## start
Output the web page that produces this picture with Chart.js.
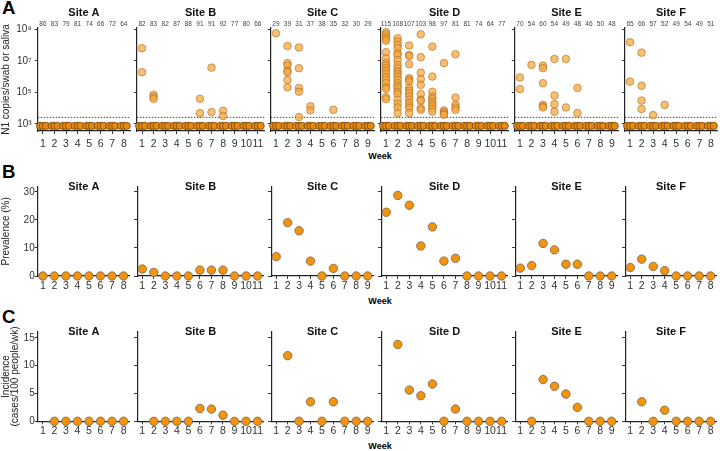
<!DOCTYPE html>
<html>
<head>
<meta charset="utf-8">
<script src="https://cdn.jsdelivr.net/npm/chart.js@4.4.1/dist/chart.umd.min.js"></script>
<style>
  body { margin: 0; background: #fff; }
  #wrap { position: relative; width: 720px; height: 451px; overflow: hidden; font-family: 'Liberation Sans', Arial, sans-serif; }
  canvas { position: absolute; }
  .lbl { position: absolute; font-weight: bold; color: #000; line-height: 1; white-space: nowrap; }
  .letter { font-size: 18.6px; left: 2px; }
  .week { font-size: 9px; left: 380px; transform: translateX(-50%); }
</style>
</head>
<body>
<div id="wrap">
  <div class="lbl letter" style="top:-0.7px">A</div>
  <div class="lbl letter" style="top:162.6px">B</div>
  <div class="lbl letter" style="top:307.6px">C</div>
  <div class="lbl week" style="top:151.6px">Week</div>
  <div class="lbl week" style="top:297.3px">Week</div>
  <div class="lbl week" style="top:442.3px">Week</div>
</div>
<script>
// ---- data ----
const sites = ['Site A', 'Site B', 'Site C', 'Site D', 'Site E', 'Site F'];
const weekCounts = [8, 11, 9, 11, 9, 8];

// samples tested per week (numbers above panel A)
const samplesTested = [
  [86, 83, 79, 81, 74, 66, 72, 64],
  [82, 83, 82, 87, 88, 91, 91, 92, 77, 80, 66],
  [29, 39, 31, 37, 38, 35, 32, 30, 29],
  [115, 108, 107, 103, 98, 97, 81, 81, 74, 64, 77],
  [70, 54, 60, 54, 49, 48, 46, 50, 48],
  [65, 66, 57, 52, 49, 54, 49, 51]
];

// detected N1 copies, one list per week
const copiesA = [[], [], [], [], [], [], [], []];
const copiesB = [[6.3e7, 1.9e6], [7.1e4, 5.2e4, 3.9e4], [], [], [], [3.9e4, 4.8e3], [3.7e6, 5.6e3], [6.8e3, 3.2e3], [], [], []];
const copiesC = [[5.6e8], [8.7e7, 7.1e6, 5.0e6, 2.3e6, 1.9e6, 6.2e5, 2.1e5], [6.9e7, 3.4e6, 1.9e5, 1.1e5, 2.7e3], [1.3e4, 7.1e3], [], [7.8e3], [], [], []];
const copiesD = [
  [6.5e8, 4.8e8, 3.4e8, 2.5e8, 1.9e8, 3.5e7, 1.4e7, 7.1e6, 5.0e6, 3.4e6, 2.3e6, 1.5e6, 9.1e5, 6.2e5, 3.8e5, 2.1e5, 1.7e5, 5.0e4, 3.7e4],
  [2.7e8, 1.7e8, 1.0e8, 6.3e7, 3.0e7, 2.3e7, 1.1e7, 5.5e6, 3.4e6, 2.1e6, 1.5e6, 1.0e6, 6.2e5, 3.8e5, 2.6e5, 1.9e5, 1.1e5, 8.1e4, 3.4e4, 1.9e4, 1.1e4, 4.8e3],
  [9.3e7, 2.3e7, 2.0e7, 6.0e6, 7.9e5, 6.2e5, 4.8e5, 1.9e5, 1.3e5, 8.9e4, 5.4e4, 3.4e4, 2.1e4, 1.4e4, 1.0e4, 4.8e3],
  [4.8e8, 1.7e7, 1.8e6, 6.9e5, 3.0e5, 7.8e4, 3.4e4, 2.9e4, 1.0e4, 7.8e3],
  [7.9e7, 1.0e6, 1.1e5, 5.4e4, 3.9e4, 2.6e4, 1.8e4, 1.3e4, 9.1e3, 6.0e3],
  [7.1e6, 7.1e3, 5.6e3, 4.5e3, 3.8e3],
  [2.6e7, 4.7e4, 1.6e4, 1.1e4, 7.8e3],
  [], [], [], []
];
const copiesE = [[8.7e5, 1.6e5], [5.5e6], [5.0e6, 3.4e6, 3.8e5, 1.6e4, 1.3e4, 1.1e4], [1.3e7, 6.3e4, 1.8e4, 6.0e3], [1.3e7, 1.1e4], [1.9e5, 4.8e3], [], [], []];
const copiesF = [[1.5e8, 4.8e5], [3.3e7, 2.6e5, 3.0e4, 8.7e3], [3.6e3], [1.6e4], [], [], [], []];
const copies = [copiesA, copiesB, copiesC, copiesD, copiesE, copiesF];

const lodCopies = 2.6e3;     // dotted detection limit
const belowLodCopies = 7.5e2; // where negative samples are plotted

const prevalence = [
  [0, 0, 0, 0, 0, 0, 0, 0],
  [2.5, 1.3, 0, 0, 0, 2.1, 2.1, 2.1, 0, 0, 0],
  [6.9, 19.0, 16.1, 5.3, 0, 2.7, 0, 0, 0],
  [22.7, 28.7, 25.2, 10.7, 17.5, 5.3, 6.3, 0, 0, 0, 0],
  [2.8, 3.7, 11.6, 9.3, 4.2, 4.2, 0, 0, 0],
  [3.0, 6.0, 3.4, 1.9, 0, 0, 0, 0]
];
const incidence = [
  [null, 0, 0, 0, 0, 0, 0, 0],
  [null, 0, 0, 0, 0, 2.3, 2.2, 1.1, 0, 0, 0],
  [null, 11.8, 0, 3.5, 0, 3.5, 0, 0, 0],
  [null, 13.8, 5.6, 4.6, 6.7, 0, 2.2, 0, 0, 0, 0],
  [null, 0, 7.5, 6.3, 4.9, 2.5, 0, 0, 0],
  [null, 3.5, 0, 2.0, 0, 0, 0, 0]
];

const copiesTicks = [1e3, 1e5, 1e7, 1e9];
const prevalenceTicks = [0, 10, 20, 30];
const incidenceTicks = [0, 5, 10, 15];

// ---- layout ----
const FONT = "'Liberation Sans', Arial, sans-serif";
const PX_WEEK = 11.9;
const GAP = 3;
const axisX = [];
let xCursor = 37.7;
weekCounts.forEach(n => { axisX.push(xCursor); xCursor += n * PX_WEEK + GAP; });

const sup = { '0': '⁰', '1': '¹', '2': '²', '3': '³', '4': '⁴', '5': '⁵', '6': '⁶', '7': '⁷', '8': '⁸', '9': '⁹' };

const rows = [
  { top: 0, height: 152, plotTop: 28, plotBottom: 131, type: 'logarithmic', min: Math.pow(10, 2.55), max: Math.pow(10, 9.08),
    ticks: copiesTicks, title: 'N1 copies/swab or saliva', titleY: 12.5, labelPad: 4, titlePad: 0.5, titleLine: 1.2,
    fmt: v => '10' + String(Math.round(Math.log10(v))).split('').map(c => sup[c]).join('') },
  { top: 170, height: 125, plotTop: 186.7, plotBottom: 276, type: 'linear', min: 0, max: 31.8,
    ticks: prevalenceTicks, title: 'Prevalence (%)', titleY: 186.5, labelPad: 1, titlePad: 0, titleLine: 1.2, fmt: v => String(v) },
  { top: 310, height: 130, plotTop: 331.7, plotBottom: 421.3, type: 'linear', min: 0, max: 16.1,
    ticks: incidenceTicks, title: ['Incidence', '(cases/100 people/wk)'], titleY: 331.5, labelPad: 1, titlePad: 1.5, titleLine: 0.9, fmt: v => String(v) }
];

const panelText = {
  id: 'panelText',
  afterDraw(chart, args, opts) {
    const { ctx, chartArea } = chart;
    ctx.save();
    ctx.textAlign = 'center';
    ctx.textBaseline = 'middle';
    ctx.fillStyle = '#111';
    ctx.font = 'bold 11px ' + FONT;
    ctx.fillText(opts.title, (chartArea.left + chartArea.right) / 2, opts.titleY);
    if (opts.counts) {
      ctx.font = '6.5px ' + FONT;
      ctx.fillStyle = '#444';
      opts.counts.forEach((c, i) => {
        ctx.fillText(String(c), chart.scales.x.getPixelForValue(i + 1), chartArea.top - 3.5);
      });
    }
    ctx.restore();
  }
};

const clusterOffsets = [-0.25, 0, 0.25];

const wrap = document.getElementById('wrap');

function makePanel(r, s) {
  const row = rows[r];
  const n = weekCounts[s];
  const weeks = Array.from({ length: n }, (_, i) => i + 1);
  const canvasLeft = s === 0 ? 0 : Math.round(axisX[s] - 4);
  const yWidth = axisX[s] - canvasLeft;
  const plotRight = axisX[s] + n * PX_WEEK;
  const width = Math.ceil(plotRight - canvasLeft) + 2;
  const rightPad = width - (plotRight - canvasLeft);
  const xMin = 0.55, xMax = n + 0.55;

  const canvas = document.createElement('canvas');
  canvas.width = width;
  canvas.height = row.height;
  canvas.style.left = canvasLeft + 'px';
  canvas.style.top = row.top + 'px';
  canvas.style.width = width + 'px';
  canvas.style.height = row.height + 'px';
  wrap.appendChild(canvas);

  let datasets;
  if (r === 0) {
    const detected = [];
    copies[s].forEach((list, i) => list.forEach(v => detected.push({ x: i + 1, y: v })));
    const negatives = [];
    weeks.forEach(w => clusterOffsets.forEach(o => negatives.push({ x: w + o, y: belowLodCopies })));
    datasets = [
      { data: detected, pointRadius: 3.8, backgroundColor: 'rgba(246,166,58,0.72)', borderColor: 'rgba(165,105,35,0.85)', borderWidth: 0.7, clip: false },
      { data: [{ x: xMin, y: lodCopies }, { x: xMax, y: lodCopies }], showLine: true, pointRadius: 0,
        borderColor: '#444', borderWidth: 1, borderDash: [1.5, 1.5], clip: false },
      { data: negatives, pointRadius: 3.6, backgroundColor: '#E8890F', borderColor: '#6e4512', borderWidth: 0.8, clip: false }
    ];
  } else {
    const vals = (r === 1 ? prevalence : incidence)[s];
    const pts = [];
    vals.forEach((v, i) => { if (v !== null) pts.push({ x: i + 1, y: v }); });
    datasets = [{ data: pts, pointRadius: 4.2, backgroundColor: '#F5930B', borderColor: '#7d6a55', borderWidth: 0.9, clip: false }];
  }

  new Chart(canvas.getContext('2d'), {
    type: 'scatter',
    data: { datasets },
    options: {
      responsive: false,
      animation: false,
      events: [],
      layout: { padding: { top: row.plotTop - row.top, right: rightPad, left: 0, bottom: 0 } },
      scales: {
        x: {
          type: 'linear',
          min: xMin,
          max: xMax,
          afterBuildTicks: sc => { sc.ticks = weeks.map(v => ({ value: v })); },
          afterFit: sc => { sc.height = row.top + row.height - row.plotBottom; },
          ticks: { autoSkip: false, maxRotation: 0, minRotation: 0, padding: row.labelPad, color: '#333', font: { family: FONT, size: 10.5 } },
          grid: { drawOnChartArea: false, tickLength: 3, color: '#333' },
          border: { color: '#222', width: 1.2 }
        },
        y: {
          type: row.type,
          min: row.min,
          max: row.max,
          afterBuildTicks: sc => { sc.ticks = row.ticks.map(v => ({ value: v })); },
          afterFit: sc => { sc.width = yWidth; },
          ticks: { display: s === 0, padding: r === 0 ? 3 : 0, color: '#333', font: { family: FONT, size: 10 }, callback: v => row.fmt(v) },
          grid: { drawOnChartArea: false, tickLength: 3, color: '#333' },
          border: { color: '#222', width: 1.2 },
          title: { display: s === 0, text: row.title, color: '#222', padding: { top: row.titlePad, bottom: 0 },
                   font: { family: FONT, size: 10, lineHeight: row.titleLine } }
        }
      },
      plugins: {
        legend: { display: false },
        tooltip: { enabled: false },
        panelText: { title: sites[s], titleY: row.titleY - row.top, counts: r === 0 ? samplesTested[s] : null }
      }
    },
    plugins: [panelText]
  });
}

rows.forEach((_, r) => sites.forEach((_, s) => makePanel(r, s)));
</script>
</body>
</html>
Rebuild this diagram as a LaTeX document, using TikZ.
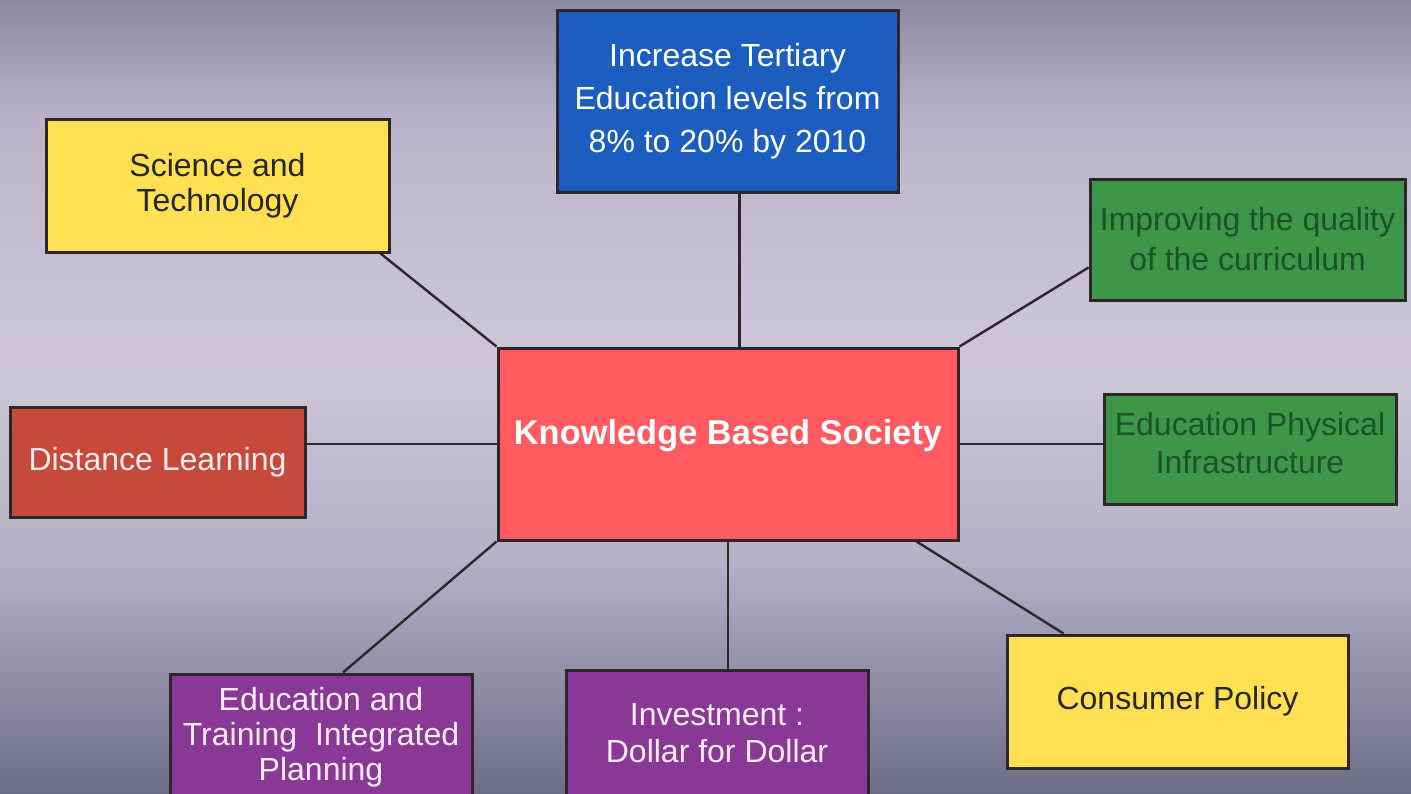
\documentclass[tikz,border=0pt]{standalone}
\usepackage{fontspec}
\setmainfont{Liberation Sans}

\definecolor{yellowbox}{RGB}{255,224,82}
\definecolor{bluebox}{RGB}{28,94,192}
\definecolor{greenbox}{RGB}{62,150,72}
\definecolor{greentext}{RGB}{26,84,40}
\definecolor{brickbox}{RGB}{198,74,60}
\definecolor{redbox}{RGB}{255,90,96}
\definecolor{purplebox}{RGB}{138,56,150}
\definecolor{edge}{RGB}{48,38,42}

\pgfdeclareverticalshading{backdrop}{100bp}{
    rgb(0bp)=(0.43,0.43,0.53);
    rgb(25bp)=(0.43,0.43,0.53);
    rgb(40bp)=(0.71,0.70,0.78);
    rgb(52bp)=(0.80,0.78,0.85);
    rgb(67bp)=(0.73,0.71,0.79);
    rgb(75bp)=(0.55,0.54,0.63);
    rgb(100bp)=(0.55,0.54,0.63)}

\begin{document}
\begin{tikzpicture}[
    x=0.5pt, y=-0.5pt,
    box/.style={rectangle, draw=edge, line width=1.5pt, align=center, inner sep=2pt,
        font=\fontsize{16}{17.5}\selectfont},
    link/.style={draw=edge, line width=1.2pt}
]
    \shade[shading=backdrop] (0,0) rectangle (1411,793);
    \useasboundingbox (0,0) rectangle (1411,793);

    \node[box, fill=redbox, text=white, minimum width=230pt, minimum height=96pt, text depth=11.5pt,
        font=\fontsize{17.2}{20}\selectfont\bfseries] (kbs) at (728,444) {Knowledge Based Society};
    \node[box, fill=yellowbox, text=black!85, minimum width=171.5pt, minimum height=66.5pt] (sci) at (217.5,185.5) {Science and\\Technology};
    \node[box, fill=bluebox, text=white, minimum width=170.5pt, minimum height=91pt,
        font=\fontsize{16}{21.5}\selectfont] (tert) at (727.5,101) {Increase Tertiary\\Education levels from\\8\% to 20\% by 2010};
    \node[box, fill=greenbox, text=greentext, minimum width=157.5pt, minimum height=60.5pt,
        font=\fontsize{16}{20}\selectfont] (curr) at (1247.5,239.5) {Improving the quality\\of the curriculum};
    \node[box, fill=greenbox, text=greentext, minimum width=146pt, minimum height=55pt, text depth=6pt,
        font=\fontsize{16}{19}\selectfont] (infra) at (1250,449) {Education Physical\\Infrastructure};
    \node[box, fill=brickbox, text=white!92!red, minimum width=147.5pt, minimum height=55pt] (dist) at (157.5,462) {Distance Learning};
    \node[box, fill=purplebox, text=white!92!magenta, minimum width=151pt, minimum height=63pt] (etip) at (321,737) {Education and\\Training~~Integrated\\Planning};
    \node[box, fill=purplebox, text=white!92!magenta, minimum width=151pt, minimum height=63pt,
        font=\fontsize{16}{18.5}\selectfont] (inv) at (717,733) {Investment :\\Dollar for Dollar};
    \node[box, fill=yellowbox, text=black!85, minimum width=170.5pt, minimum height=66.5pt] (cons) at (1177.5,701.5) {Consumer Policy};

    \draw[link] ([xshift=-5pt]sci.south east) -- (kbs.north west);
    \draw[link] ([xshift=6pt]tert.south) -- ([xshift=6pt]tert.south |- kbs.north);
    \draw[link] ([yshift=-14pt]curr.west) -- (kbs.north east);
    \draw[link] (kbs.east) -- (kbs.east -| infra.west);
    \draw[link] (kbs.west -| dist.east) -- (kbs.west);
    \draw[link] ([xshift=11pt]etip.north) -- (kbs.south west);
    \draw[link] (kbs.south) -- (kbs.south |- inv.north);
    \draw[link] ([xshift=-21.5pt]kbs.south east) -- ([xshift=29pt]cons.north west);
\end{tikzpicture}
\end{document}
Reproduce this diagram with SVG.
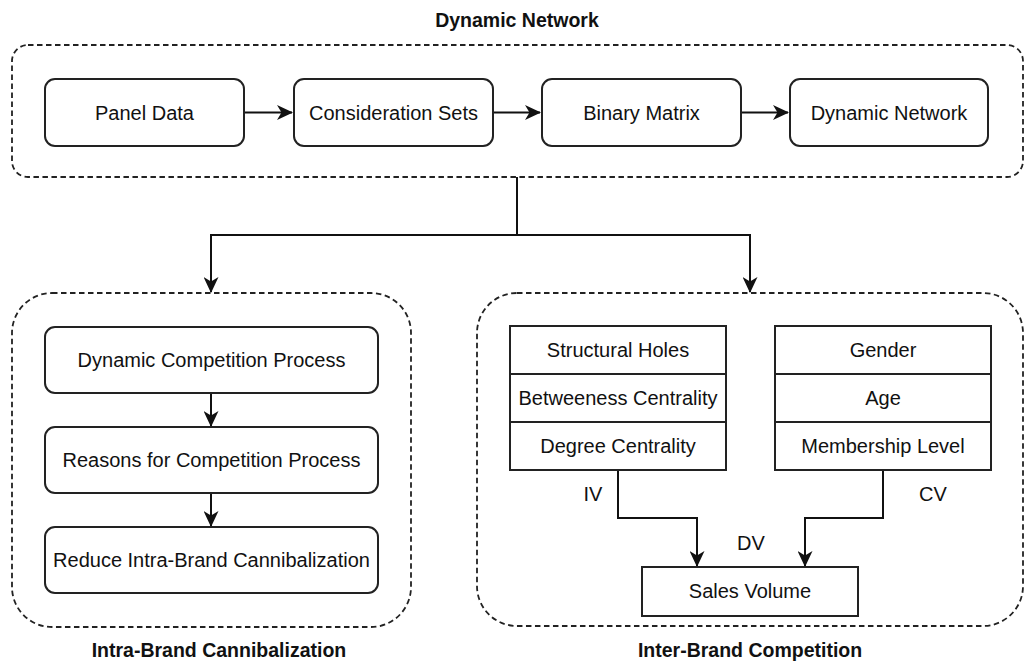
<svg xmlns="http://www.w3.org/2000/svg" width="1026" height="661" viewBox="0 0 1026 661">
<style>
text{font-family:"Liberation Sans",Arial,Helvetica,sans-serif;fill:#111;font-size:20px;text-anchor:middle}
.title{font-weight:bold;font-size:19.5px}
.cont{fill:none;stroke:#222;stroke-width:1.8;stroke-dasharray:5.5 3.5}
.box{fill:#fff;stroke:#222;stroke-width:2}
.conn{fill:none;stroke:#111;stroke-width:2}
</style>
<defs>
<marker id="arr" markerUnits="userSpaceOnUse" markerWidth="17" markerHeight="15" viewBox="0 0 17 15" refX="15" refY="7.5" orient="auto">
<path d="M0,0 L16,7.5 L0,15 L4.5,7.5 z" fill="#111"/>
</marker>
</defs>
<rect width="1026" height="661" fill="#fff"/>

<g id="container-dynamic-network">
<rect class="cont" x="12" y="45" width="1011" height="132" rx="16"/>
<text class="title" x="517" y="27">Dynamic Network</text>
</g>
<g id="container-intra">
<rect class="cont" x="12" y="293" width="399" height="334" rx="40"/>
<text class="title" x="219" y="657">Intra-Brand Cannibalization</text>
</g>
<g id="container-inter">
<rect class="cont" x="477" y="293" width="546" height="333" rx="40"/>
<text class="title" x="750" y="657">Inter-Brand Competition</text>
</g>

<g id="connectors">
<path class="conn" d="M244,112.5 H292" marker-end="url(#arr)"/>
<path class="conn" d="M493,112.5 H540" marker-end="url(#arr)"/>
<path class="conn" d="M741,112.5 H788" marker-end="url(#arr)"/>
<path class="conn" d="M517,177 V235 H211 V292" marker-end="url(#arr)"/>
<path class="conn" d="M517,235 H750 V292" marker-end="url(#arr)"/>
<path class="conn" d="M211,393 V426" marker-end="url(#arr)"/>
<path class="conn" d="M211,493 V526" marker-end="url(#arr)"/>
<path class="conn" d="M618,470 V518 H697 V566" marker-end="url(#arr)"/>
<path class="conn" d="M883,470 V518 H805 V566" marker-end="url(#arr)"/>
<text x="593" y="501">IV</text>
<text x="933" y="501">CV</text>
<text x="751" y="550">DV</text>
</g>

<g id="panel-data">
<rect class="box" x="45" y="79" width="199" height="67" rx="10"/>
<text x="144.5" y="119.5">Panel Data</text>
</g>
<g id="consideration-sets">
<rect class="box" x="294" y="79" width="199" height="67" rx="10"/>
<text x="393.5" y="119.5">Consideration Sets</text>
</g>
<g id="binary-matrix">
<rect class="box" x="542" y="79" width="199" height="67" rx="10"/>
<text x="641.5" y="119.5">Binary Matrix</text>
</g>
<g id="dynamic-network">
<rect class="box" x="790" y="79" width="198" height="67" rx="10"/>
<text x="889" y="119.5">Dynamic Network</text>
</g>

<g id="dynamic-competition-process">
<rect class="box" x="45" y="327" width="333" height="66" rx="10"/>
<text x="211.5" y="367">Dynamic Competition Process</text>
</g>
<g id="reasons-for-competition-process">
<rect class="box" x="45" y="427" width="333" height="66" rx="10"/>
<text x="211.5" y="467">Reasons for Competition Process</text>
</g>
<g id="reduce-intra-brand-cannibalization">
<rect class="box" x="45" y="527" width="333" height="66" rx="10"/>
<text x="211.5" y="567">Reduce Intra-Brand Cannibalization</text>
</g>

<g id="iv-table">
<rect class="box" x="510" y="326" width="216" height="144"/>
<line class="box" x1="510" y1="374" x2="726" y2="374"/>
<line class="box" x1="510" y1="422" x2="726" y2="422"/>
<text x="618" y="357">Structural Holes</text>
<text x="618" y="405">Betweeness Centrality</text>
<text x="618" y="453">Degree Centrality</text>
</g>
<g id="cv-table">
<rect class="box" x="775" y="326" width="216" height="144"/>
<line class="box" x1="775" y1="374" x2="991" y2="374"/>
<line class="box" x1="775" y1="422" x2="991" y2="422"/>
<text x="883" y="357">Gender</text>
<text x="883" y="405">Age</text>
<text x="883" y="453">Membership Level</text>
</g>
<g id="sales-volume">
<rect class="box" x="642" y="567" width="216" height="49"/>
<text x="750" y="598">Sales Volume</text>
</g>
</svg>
## end
Determine how many lines of the listing hold the word "diagram" and reply with that figure alone.

2